After mulling it over, all I could say was that the rock debate seemed pointless. Journalists can write whatever they want, but rock and roll will never die—at least as a name for a genre.
But more to the point, these agonized attempts to rebrand a music genre aren’t a new idea. People have been hatching plans to rename jazz for more than 70 years.
A recent rebranding proposal aims to rename jazz as BAM (or Black American Music). I’m a little hazy at how this would actually be put into practice. Aren’t there other genres with equally valid claims—or perhaps even better ones—to the status of Black American Music, whether we’re talking soul, blues, hip-hop, spirituals, R&B, or a host of other significant idioms. Shouldn’t jazz at least share the BAM label with other styles?

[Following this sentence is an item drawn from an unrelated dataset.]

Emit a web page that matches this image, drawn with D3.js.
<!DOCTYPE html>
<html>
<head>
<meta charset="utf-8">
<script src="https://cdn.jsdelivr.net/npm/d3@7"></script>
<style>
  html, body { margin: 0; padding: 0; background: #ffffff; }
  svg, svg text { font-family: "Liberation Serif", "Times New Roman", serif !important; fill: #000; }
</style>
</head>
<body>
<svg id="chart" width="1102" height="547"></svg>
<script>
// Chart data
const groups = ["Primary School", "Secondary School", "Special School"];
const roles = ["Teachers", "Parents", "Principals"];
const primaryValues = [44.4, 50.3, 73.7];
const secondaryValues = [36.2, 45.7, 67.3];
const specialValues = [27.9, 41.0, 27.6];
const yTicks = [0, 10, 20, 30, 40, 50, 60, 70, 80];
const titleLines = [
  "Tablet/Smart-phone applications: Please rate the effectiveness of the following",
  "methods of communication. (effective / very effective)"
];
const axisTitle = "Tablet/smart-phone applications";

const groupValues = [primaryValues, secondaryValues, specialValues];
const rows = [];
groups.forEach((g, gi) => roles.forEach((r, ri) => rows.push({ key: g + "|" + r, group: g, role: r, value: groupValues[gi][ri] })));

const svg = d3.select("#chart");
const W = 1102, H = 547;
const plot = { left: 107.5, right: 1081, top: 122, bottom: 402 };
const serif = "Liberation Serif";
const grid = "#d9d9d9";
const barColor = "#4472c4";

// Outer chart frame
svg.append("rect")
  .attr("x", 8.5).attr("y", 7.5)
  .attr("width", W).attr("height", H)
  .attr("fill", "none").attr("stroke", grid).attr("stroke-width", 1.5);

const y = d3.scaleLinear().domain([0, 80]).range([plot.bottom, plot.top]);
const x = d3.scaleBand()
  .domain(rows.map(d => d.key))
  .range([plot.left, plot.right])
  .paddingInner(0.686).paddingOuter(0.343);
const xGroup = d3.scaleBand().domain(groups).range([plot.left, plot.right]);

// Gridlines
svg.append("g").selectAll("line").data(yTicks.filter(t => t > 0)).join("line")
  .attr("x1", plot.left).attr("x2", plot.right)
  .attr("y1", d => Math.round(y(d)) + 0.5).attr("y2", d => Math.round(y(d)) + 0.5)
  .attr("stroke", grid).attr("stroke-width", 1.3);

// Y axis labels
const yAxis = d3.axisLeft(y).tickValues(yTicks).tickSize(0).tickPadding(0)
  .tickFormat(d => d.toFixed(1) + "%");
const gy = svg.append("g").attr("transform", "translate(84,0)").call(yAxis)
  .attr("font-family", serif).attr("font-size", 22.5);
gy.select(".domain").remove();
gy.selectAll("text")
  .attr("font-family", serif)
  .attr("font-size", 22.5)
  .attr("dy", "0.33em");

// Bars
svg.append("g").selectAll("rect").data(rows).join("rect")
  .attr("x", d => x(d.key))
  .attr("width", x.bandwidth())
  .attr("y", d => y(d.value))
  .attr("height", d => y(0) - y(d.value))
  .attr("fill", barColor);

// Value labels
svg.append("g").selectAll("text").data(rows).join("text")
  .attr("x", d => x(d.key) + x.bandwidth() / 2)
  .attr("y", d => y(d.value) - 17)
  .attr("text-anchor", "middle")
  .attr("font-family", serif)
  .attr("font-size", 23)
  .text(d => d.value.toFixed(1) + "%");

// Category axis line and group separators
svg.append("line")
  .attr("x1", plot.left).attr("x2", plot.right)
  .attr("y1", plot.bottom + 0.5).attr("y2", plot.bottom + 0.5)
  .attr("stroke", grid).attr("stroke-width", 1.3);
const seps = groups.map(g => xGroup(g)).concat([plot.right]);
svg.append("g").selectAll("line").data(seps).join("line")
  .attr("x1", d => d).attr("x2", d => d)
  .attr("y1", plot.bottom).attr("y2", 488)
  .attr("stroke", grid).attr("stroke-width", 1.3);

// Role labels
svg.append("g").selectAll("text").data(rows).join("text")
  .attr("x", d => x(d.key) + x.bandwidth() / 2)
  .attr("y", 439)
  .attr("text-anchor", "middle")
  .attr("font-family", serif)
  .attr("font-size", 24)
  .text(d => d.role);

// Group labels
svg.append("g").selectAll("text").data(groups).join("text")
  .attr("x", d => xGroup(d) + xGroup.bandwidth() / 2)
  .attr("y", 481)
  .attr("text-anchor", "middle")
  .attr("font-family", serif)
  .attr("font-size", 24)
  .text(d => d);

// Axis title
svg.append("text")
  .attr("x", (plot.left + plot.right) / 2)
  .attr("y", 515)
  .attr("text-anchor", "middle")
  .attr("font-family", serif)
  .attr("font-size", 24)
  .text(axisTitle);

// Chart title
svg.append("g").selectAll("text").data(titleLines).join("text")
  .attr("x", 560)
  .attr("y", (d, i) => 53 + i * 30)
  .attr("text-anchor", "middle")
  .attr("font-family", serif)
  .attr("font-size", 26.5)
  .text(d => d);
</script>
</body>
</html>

But even more confusing is how current-day jazz releases from Europe, Asia, Africa, etc. fit into this scheme. The Nordic jazz of Norwegian saxophonist Jan Garbarek is obviously jazz, but can it really be called Black American Music? Or what about the rest of those globe-spanning ECM albums, or how about those London jazz bands with deep African and Indian roots, but not much of an American pedigree? Or what about the booming jazz scenes in Japan or Johannesburg or Jakarta or wherever—how BAM-ish are they?

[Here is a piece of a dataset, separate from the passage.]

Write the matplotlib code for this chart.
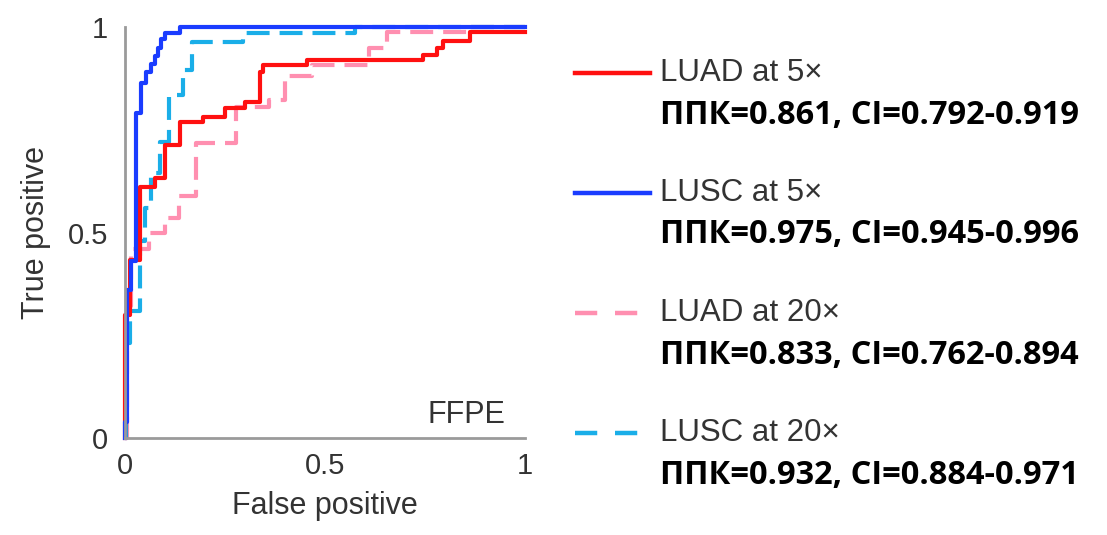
import matplotlib
matplotlib.use("Agg")
import matplotlib.pyplot as plt
from matplotlib.lines import Line2D

plt.rcParams.update({"font.family": "Liberation Sans", "font.size": 20})

# ROC curves (step curves: false positive, true positive)
luad5_fpr = [0, 0, 0.012, 0.012, 0.038, 0.038, 0.075, 0.075, 0.10, 0.10, 0.138, 0.138,
             0.195, 0.195, 0.25, 0.25, 0.30, 0.30, 0.338, 0.338, 0.345, 0.345, 0.455,
             0.455, 0.745, 0.745, 0.78, 0.78, 0.795, 0.795, 0.862, 0.862, 1.0]
luad5_tpr = [0, 0.30, 0.30, 0.433, 0.433, 0.61, 0.61, 0.632, 0.632, 0.713, 0.713, 0.77,
             0.77, 0.781, 0.781, 0.803, 0.803, 0.818, 0.818, 0.891, 0.891, 0.908, 0.908,
             0.92, 0.92, 0.932, 0.932, 0.949, 0.949, 0.966, 0.966, 0.988, 0.988]

lusc5_fpr = [0, 0, 0.005, 0.005, 0.015, 0.015, 0.028, 0.028, 0.04, 0.04, 0.053, 0.053,
             0.065, 0.065, 0.075, 0.075, 0.083, 0.083, 0.09, 0.09, 0.10, 0.10, 0.137,
             0.137, 1.0]
lusc5_tpr = [0, 0.04, 0.04, 0.36, 0.36, 0.43, 0.43, 0.79, 0.79, 0.865, 0.865, 0.89,
             0.89, 0.91, 0.91, 0.93, 0.93, 0.95, 0.95, 0.97, 0.97, 0.985, 0.985, 1.0, 1.0]

luad20_fpr = [0, 0.005, 0.005, 0.015, 0.015, 0.06, 0.06, 0.10, 0.10, 0.135, 0.135, 0.178,
              0.178, 0.278, 0.278, 0.36, 0.36, 0.40, 0.40, 0.468, 0.468, 0.61, 0.61,
              0.655, 0.655, 0.86, 0.86, 1.0]
luad20_tpr = [0, 0, 0.32, 0.32, 0.46, 0.46, 0.50, 0.50, 0.535, 0.535, 0.59, 0.59, 0.718,
              0.718, 0.806, 0.806, 0.822, 0.822, 0.88, 0.88, 0.908, 0.908, 0.95, 0.95,
              0.988, 0.988, 1.0, 1.0]

lusc20_fpr = [0, 0.003, 0.003, 0.012, 0.012, 0.037, 0.037, 0.05, 0.05, 0.065, 0.065, 0.087,
              0.087, 0.11, 0.11, 0.145, 0.145, 0.168, 0.168, 0.295, 0.295, 0.575, 0.575, 1.0]
lusc20_tpr = [0, 0, 0.23, 0.23, 0.31, 0.31, 0.48, 0.48, 0.56, 0.56, 0.645, 0.645, 0.72,
              0.72, 0.835, 0.835, 0.895, 0.895, 0.964, 0.964, 0.985, 0.985, 1.0, 1.0]

names = ["LUAD at 5\u00d7", "LUSC at 5\u00d7", "LUAD at 20\u00d7", "LUSC at 20\u00d7"]
auc_text = ["\u041f\u041f\u041a=0.861, CI=0.792-0.919",
            "\u041f\u041f\u041a=0.975, CI=0.945-0.996",
            "\u041f\u041f\u041a=0.833, CI=0.762-0.894",
            "\u041f\u041f\u041a=0.932, CI=0.884-0.971"]
colors = ["#ff1010", "#1a3cff", "#ff8fb0", "#1aaee8"]

fig = plt.figure(figsize=(11.07, 5.35), dpi=100)
ax = fig.add_axes([0.1129, 0.1813, 0.3614, 0.7682])

lw = 3
# dashed ones first so the solid lines sit on top
ax.plot(luad20_fpr, luad20_tpr, color=colors[2], lw=lw, dashes=(5.5, 2.4), clip_on=False)
ax.plot(lusc20_fpr, lusc20_tpr, color=colors[3], lw=lw, dashes=(5.5, 2.4), clip_on=False)
ax.plot(luad5_fpr, luad5_tpr, color=colors[0], lw=lw, clip_on=False)
ax.plot(lusc5_fpr, lusc5_tpr, color=colors[1], lw=lw, clip_on=False)

ax.set_xlim(0, 1)
ax.set_ylim(0, 1)
ax.set_xticks([0, 0.5, 1])
ax.set_xticklabels(["0", "0.5", "1"])
ax.set_yticks([0, 0.5, 1])
ax.set_yticklabels(["0", "0.5", "1"])
ax.tick_params(length=0, colors="#333333", labelsize=21)
ax.tick_params(axis="x", pad=10)
ax.tick_params(axis="y", pad=12)
for s in ["top", "right"]:
    ax.spines[s].set_visible(False)
for s in ["left", "bottom"]:
    ax.spines[s].set_color("#9a9a9a")
    ax.spines[s].set_linewidth(2)
ax.set_xlabel("False positive", fontsize=22, color="#333333", labelpad=8)
ax.set_ylabel("True positive", fontsize=22, color="#333333", labelpad=12)
ax.text(0.95, 0.036, "FFPE", transform=ax.transAxes, ha="right", va="baseline",
        fontsize=22, color="#333333")

# legend drawn by hand: grey name line + bold AUC line
W, H = 1107, 535
dashed = [False, False, True, True]
for i in range(4):
    yc = 73 + 120 * i
    x_end = 638 if dashed[i] else 650
    ln = Line2D([575 / W, x_end / W], [1 - yc / H, 1 - yc / H], transform=fig.transFigure,
                color=colors[i], lw=3.2)
    if dashed[i]:
        ln.set_dashes((5.0, 4.0))
    fig.add_artist(ln)
    fig.text(660 / W, 1 - yc / H, names[i], fontsize=22.5, color="#333333", va="center")
    fig.text(660 / W, 1 - (yc + 42) / H, auc_text[i], fontsize=23.5, color="black",
             fontweight="bold", family="Open Sans", va="center")

fig.savefig("out.png", dpi=100)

As far as I can see, the existing word jazz does a better job of fostering this diversity than the narrower BAM label. But given my low level of interest in any rebranding exercise, I should probably let others debate these points.
In an odd way, the BAM advocates remind me of Stan Kenton, who led one of the most influential modern jazz big bands from the 1940s through the 1970s , but clearly hated the terms modern jazz or bebop. Instead he kept coming up with alternatives. In some instances, he called himself a practitioner of Neophonic Music or Progressive Jazz or—most cumbersome of all—New Concepts of Artistry in Rhythm (no, not quite NARC, which would have been amusing, but close to it). These endeavors might have generated a few write-ups in the press—and all publicity is good publicity, or so I’m told—but they never stuck.
Nor will any of the other alternatives, I’m convinced. They make for good marketing copy and interview fodder, but not much more.